----- PROVIDED MATERIAL -----

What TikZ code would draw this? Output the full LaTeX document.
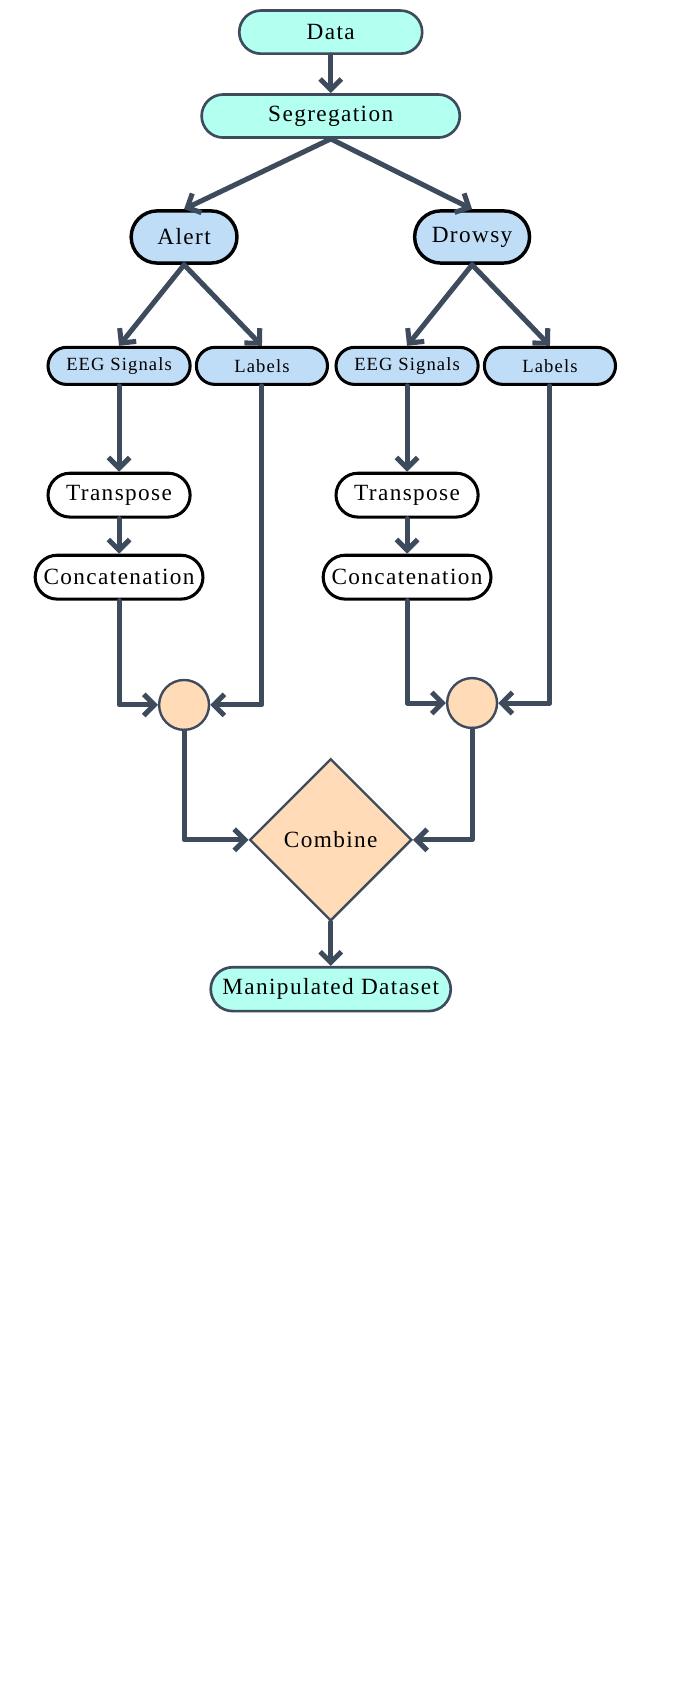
\documentclass[tikz,border=0pt]{standalone}
\usepackage{fontspec}
\setmainfont{Liberation Serif}[LetterSpace=6]
\usetikzlibrary{arrows.meta,shapes.misc,shapes.geometric}
\definecolor{slate}{HTML}{3D4B5C}
\definecolor{aqua}{HTML}{B3FFF0}
\definecolor{sky}{HTML}{C0DDF8}
\definecolor{peach}{HTML}{FFDBB8}
\tikzset{
  flow/.style={draw=slate, line width=3.8pt, line cap=round, line join=round,
    -{Straight Barb[length=8pt,width=16pt]}},
  term/.style={rounded rectangle, draw=slate, fill=aqua, line width=2pt,
    inner sep=0pt, minimum height=1.14cm, font=\fontsize{17.5}{20}\selectfont},
  group/.style={rounded rectangle, draw=black, fill=sky, line width=2.6pt,
    inner sep=0pt, minimum height=1.38cm, font=\fontsize{17.5}{20}\selectfont},
  part/.style={rounded rectangle, draw=black, fill=sky, line width=2.3pt,
    inner sep=0pt, minimum height=0.98cm, font=\fontsize{14}{16}\selectfont},
  proc/.style={rounded rectangle, draw=black, fill=white, line width=2.3pt,
    inner sep=0pt, minimum height=1.16cm, font=\fontsize{17.5}{20}\selectfont},
  merge/.style={circle, draw=slate, fill=peach, line width=1.8pt,
    inner sep=0pt, minimum size=1.32cm},
  decide/.style={diamond, aspect=1, draw=slate, fill=peach, line width=1.8pt,
    inner sep=0pt, minimum size=4.29cm, font=\fontsize{17.5}{20}\selectfont}
}
\begin{document}
\begin{tikzpicture}
  \useasboundingbox (0,0) rectangle (17.86,-44.58);
  %INICIO:
  \node[term, minimum width=4.84cm] (data) at (8.75,-0.85) {Data};
  \node[term, minimum width=6.83cm] (seg) at (8.75,-3.07) {Segregation};
  \draw[flow] (data.south) -- (seg.north);
  %ALERT:
  \begin{scope}[name prefix=L-]
    %clase y partes------------------
    \node[group, minimum width=2.80cm] (class) at (4.87,-6.27) {Alert};
    \node[part, minimum width=3.76cm] (eeg) at (3.15,-9.68) {EEG Signals};
    \node[part, minimum width=3.47cm] (lab) at (6.93,-9.68) {Labels};
    %proceso-------------------------
    \node[proc, minimum width=3.76cm] (tra) at (3.15,-13.10) {Transpose};
    \node[proc, minimum width=4.44cm] (con) at (3.15,-15.27) {Concatenation};
    \node[merge] (join) at (4.87,-18.65) {};
    \draw[flow] (class.south) -- (eeg.north);
    \draw[flow] (class.south) -- (lab.north);
    \draw[flow] (eeg.south) -- (tra.north);
    \draw[flow] (tra.south) -- (con.north);
    \draw[flow] (con.south) |- (join.west);
    \draw[flow] (lab.south) |- (join.east);
    %---------------------------------
  \end{scope}
  %DROWSY:
  \begin{scope}[xshift=7.62cm, name prefix=R-]
    %clase y partes------------------
    \node[group, minimum width=3.04cm] (class) at (4.87,-6.27) {Drowsy};
    \node[part, minimum width=3.76cm] (eeg) at (3.15,-9.68) {EEG Signals};
    \node[part, minimum width=3.47cm] (lab) at (6.93,-9.68) {Labels};
    %proceso-------------------------
    \node[proc, minimum width=3.76cm] (tra) at (3.15,-13.10) {Transpose};
    \node[proc, minimum width=4.44cm] (con) at (3.15,-15.27) {Concatenation};
    \node[merge] (join) at (4.87,-18.60) {};
    \draw[flow] (class.south) -- (eeg.north);
    \draw[flow] (class.south) -- (lab.north);
    \draw[flow] (eeg.south) -- (tra.north);
    \draw[flow] (tra.south) -- (con.north);
    \draw[flow] (con.south) |- (join.west);
    \draw[flow] (lab.south) |- (join.east);
    %---------------------------------
  \end{scope}
  \draw[flow] (seg.south) -- (L-class.north);
  \draw[flow] (seg.south) -- (R-class.north);
  %FINAL:
  \node[decide] (comb) at (8.75,-22.22) {Combine};
  \node[term, minimum width=6.35cm, minimum height=1.16cm] (out) at (8.75,-26.17) {Manipulated Dataset};
  \draw[flow] (L-join.south) |- (comb.west);
  \draw[flow] (R-join.south) |- (comb.east);
  \draw[flow] (comb.south) -- (out.north);
\end{tikzpicture}
\end{document}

-----

Retype everything in the material word for word, minus pictures.

What TikZ code would draw this? Output the full LaTeX document.
\documentclass[tikz,border=0pt]{standalone}
\usepackage{fontspec}
\setmainfont{Liberation Serif}[LetterSpace=6]
\usetikzlibrary{arrows.meta,shapes.misc,shapes.geometric}
\definecolor{slate}{HTML}{3D4B5C}
\definecolor{aqua}{HTML}{B3FFF0}
\definecolor{sky}{HTML}{C0DDF8}
\definecolor{peach}{HTML}{FFDBB8}
\tikzset{
  flow/.style={draw=slate, line width=3.8pt, line cap=round, line join=round,
    -{Straight Barb[length=8pt,width=16pt]}},
  term/.style={rounded rectangle, draw=slate, fill=aqua, line width=2pt,
    inner sep=0pt, minimum height=1.14cm, font=\fontsize{17.5}{20}\selectfont},
  group/.style={rounded rectangle, draw=black, fill=sky, line width=2.6pt,
    inner sep=0pt, minimum height=1.38cm, font=\fontsize{17.5}{20}\selectfont},
  part/.style={rounded rectangle, draw=black, fill=sky, line width=2.3pt,
    inner sep=0pt, minimum height=0.98cm, font=\fontsize{14}{16}\selectfont},
  proc/.style={rounded rectangle, draw=black, fill=white, line width=2.3pt,
    inner sep=0pt, minimum height=1.16cm, font=\fontsize{17.5}{20}\selectfont},
  merge/.style={circle, draw=slate, fill=peach, line width=1.8pt,
    inner sep=0pt, minimum size=1.32cm},
  decide/.style={diamond, aspect=1, draw=slate, fill=peach, line width=1.8pt,
    inner sep=0pt, minimum size=4.29cm, font=\fontsize{17.5}{20}\selectfont}
}
\begin{document}
\begin{tikzpicture}
  \useasboundingbox (0,0) rectangle (17.86,-44.58);
  %INICIO:
  \node[term, minimum width=4.84cm] (data) at (8.75,-0.85) {Data};
  \node[term, minimum width=6.83cm] (seg) at (8.75,-3.07) {Segregation};
  \draw[flow] (data.south) -- (seg.north);
  %ALERT:
  \begin{scope}[name prefix=L-]
    %clase y partes------------------
    \node[group, minimum width=2.80cm] (class) at (4.87,-6.27) {Alert};
    \node[part, minimum width=3.76cm] (eeg) at (3.15,-9.68) {EEG Signals};
    \node[part, minimum width=3.47cm] (lab) at (6.93,-9.68) {Labels};
    %proceso-------------------------
    \node[proc, minimum width=3.76cm] (tra) at (3.15,-13.10) {Transpose};
    \node[proc, minimum width=4.44cm] (con) at (3.15,-15.27) {Concatenation};
    \node[merge] (join) at (4.87,-18.65) {};
    \draw[flow] (class.south) -- (eeg.north);
    \draw[flow] (class.south) -- (lab.north);
    \draw[flow] (eeg.south) -- (tra.north);
    \draw[flow] (tra.south) -- (con.north);
    \draw[flow] (con.south) |- (join.west);
    \draw[flow] (lab.south) |- (join.east);
    %---------------------------------
  \end{scope}
  %DROWSY:
  \begin{scope}[xshift=7.62cm, name prefix=R-]
    %clase y partes------------------
    \node[group, minimum width=3.04cm] (class) at (4.87,-6.27) {Drowsy};
    \node[part, minimum width=3.76cm] (eeg) at (3.15,-9.68) {EEG Signals};
    \node[part, minimum width=3.47cm] (lab) at (6.93,-9.68) {Labels};
    %proceso-------------------------
    \node[proc, minimum width=3.76cm] (tra) at (3.15,-13.10) {Transpose};
    \node[proc, minimum width=4.44cm] (con) at (3.15,-15.27) {Concatenation};
    \node[merge] (join) at (4.87,-18.60) {};
    \draw[flow] (class.south) -- (eeg.north);
    \draw[flow] (class.south) -- (lab.north);
    \draw[flow] (eeg.south) -- (tra.north);
    \draw[flow] (tra.south) -- (con.north);
    \draw[flow] (con.south) |- (join.west);
    \draw[flow] (lab.south) |- (join.east);
    %---------------------------------
  \end{scope}
  \draw[flow] (seg.south) -- (L-class.north);
  \draw[flow] (seg.south) -- (R-class.north);
  %FINAL:
  \node[decide] (comb) at (8.75,-22.22) {Combine};
  \node[term, minimum width=6.35cm, minimum height=1.16cm] (out) at (8.75,-26.17) {Manipulated Dataset};
  \draw[flow] (L-join.south) |- (comb.west);
  \draw[flow] (R-join.south) |- (comb.east);
  \draw[flow] (comb.south) -- (out.north);
\end{tikzpicture}
\end{document}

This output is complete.